Following these margin recommendations may prevent violations in the pseudoblocks after the first-pass top-level optimization. In that case, the second-pass optimization isn't necessary.
A DSP Example The hybrid hierarchical flow was developed for a 1.5-million-gate DSP subsystem. Before applying the hybrid flow to the design, the design team placed and routed the design. Here, large and numerous timing and design-rule violations were discovered.At this point, the hybrid hierarchical flow was applied to the design. We partitioned the design into 24 blocks, seven pseudoblocks, and 11 glue-logic blocks. After optimizing the blocks and pseudoblocks individually and in parallel, we integrated the blocks and pseudoblocks into the design and checked post-layout timing with a sign-off static timing analysis flow using our PrimeTime tool.
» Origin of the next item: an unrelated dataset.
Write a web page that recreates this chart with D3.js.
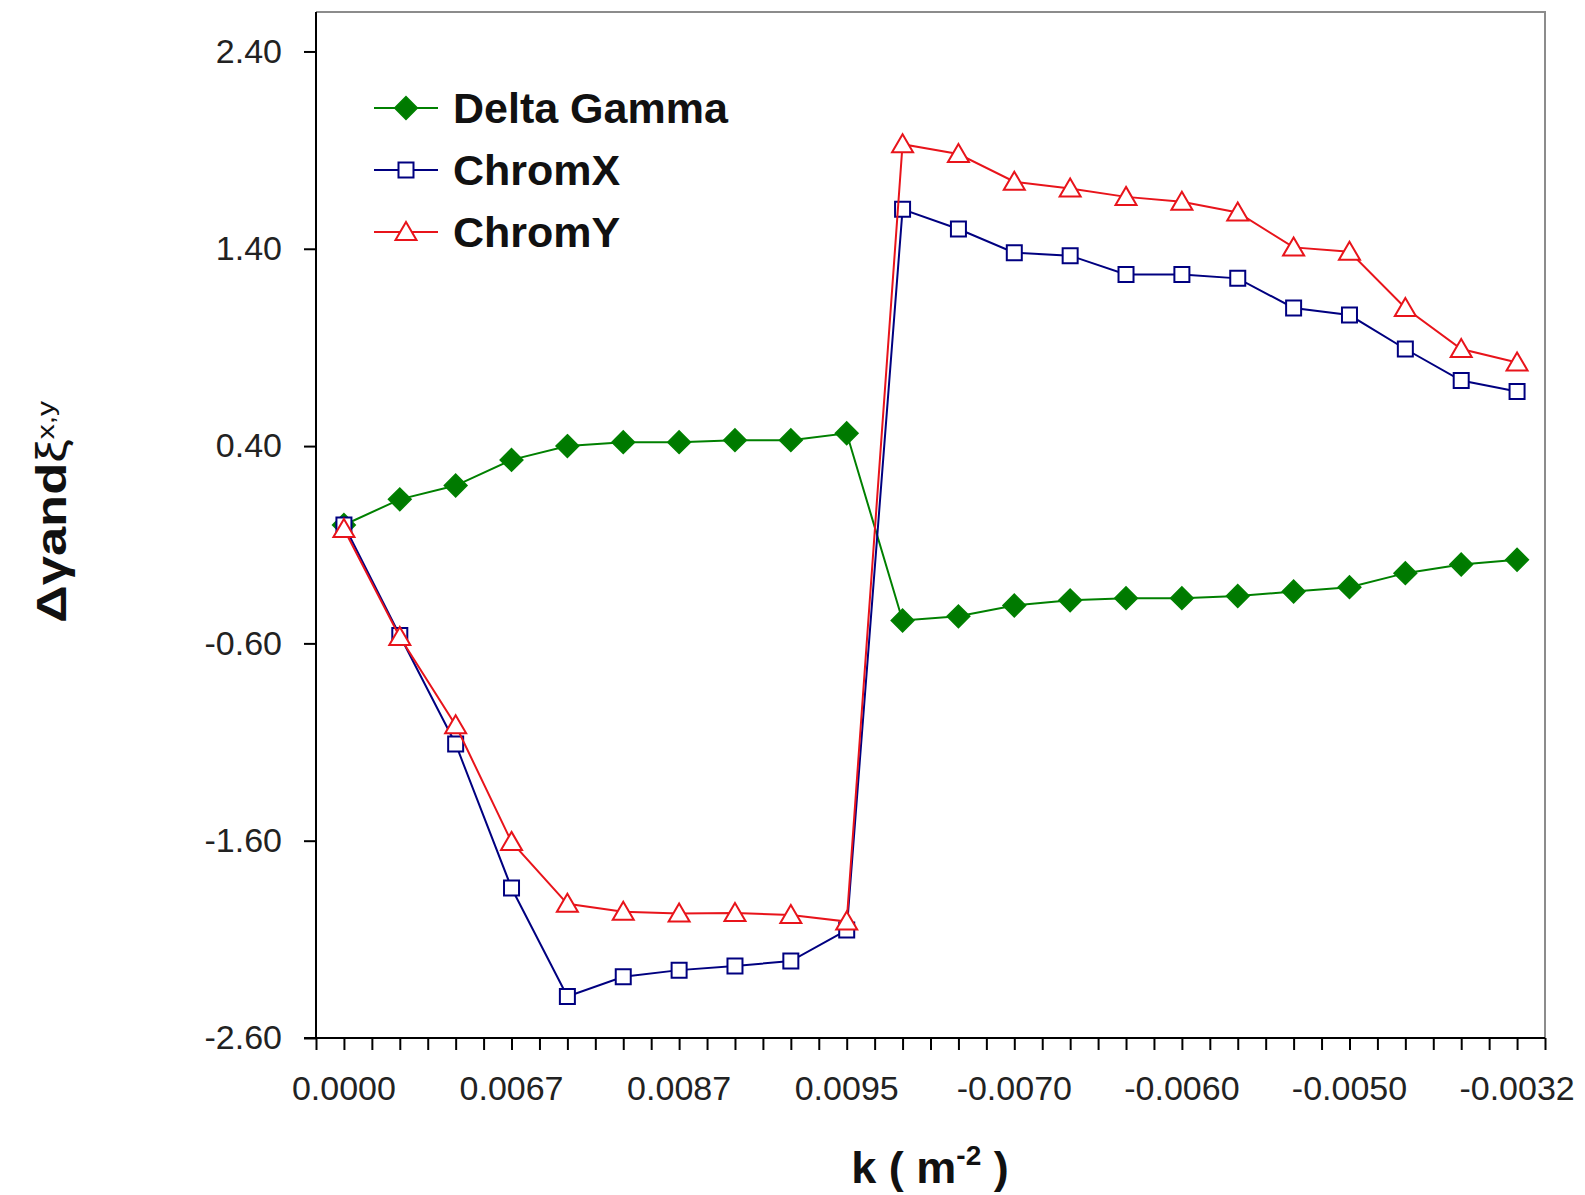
<!DOCTYPE html>
<html>
<head>
<meta charset="utf-8">
<script src="https://cdn.jsdelivr.net/npm/d3@7"></script>
<style>
  body { margin: 0; background: #fff; }
  text { font-family: "Liberation Sans", Arial, sans-serif; }
</style>
</head>
<body>
<div id="chart"></div>
<script>
var width = 1585;
var height = 1195;

// values, one per category
var deltaGamma = [0.00, 0.13, 0.20, 0.33, 0.40, 0.42, 0.42, 0.43, 0.43, 0.465,
    -0.484, -0.463, -0.408, -0.382, -0.371, -0.371, -0.36, -0.337, -0.315, -0.244, -0.20, -0.176];
var chromX = [0.00, -0.56, -1.11, -1.84, -2.39, -2.29, -2.256, -2.235, -2.21, -2.053,
    1.60, 1.50, 1.38, 1.365, 1.27, 1.27, 1.25, 1.10, 1.064, 0.892, 0.732, 0.677];
var chromY = [-0.02, -0.568, -1.015, -1.606, -1.92, -1.96, -1.969, -1.966, -1.977, -2.01,
    1.93, 1.88, 1.74, 1.705, 1.663, 1.638, 1.584, 1.407, 1.385, 1.10, 0.892, 0.824];

// only every third category carries a label
var tickLabels = ["0.0000", "0.0067", "0.0087", "0.0095", "-0.0070", "-0.0060", "-0.0050", "-0.0032"];
var yTicks = [-2.6, -1.6, -0.6, 0.4, 1.4, 2.4];
var seriesNames = ["Delta Gamma", "ChromX", "ChromY"];

var plotL = 316, plotR = 1545, plotT = 12, plotB = 1038;

var svg = d3.select("#chart")
    .append("svg")
    .attr("width", width)
    .attr("height", height);

var x = d3.scaleBand()
    .domain(d3.range(deltaGamma.length))
    .range([plotL, plotR]);

var xTick = d3.scaleLinear()
    .domain([0, deltaGamma.length])
    .range([plotL, plotR]);

var y = d3.scaleLinear()
    .domain([-2.6, 2.6])
    .range([plotB, plotT]);

function cx(i) { return x(i) + x.bandwidth() / 2; }

// frame: grey top and right
svg.append("path")
    .attr("d", "M" + plotL + "," + plotT + "H" + plotR + "V" + plotB)
    .attr("fill", "none")
    .attr("stroke", "#8c8c8c")
    .attr("stroke-width", 2);

// y axis
var yAxis = svg.append("g")
    .attr("transform", "translate(" + plotL + ",0)")
    .call(d3.axisLeft(y).tickValues(yTicks).tickSize(12).tickPadding(22)
        .tickFormat(function (d) { return d.toFixed(2); }));
yAxis.select(".domain").attr("stroke", "#000").attr("stroke-width", 2)
    .attr("d", "M0," + plotT + "V" + plotB);
yAxis.selectAll(".tick line").attr("stroke", "#000").attr("stroke-width", 2);
yAxis.selectAll(".tick text")
    .attr("font-size", 34)
    .attr("fill", "#222")
    .style("font-family", "Liberation Sans, Arial, sans-serif");

// x axis: tick marks at every half category
var xAxis = svg.append("g")
    .attr("transform", "translate(0," + plotB + ")")
    .call(d3.axisBottom(xTick).tickValues(d3.range(0, deltaGamma.length + 0.01, 0.5))
        .tickSize(12).tickFormat(""));
xAxis.select(".domain").attr("stroke", "#000").attr("stroke-width", 2)
    .attr("d", "M" + (plotL - 12) + ",0H" + plotR);
xAxis.selectAll(".tick line").attr("stroke", "#000").attr("stroke-width", 2);

// x labels on every third category
var labelIdx = d3.range(0, deltaGamma.length, 3);
var xLab = svg.append("g")
    .attr("transform", "translate(0," + plotB + ")")
    .call(d3.axisBottom(x).tickValues(labelIdx).tickSize(0).tickPadding(38)
        .tickFormat(function (d, i) { return tickLabels[i]; }));
xLab.select(".domain").remove();
xLab.selectAll(".tick text")
    .attr("font-size", 34)
    .attr("fill", "#222")
    .style("font-family", "Liberation Sans, Arial, sans-serif");

// marker shapes
var diamond = "M0,-11L11,0L0,11L-11,0Z";
var square = "M-7.5,-7.5H7.5V7.5H-7.5Z";
var triangle = "M0,-10L10.5,8L-10.5,8Z";

var series = [
    { name: seriesNames[0], values: deltaGamma, color: "#008000", shape: diamond, fill: "#007a00" },
    { name: seriesNames[1], values: chromX, color: "#000080", shape: square, fill: "#fff" },
    { name: seriesNames[2], values: chromY, color: "#e8141b", shape: triangle, fill: "#fff" }
];

var line = d3.line()
    .x(function (d, i) { return cx(i); })
    .y(function (d) { return y(d); });

series.forEach(function (s) {
    var g = svg.append("g");
    g.append("path")
        .attr("d", line(s.values))
        .attr("fill", "none")
        .attr("stroke", s.color)
        .attr("stroke-width", 2);
    g.selectAll("path.m")
        .data(s.values)
        .enter()
        .append("path")
        .attr("class", "m")
        .attr("d", s.shape)
        .attr("transform", function (d, i) { return "translate(" + cx(i) + "," + y(d) + ")"; })
        .attr("fill", s.fill)
        .attr("stroke", s.color)
        .attr("stroke-width", 2);
});

// legend
var legend = svg.append("g");
series.forEach(function (s, i) {
    var ly = 108 + i * 62;
    legend.append("line")
        .attr("x1", 374).attr("x2", 438)
        .attr("y1", ly).attr("y2", ly)
        .attr("stroke", s.color)
        .attr("stroke-width", 2);
    legend.append("path")
        .attr("d", s.shape)
        .attr("transform", "translate(406," + ly + ")")
        .attr("fill", s.fill)
        .attr("stroke", s.color)
        .attr("stroke-width", 2);
    legend.append("text")
        .attr("x", 453)
        .attr("y", ly + 15)
        .attr("font-size", 43)
        .attr("font-weight", "bold")
        .attr("fill", "#111")
        .text(s.name);
});

// axis titles
var xt = svg.append("text")
    .attr("x", 930)
    .attr("y", 1183)
    .attr("text-anchor", "middle")
    .attr("font-size", 45)
    .attr("font-weight", "bold")
    .attr("fill", "#111");
xt.append("tspan").text("k ( m");
xt.append("tspan").attr("font-size", 28).attr("dy", -18).text("-2");
xt.append("tspan").attr("dy", 18).text(" )");

var yt = svg.append("text")
    .attr("transform", "translate(66,512) rotate(-90) scale(1.25,1)")
    .attr("text-anchor", "middle")
    .attr("font-size", 42)
    .attr("font-weight", "bold")
    .attr("fill", "#111");
yt.append("tspan").text("Δγand");
yt.append("tspan").attr("font-weight", "normal").text("ξ");
yt.append("tspan").attr("font-weight", "normal").attr("font-size", 24).attr("dy", -12).text("x,y");
</script>
</body>
</html>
The results were much better than the initial placement results. The worst setup-time violation dropped from -14.8 ns to -0.58 ns, and the worst capacitance violation decreased from -3516 to -200 library capacitance units. (To speed up calculations, capacitance in a cell library is defined by integer multiples of a capacitance unit, instead of floating point numbers, in our Design Compiler.)
We then optimized the integrated design by the hybrid hierarchical top-level optimization method, reducing the worst setup-time violation to -0.4 ns and total setup time violation to -1.7 ns from -15.56 ns. Design-rule violations also were fixed. The worst capacitance violation was reduced further to -44 library capacitance units, and total capacitance violations dropped from -173,343 to -627 library capacitance units.
The team fixed the remaining minor violations via post-layout ECO along with functional ECO fixes. The DSP subsystem is now embedded in a number of wireless application chips.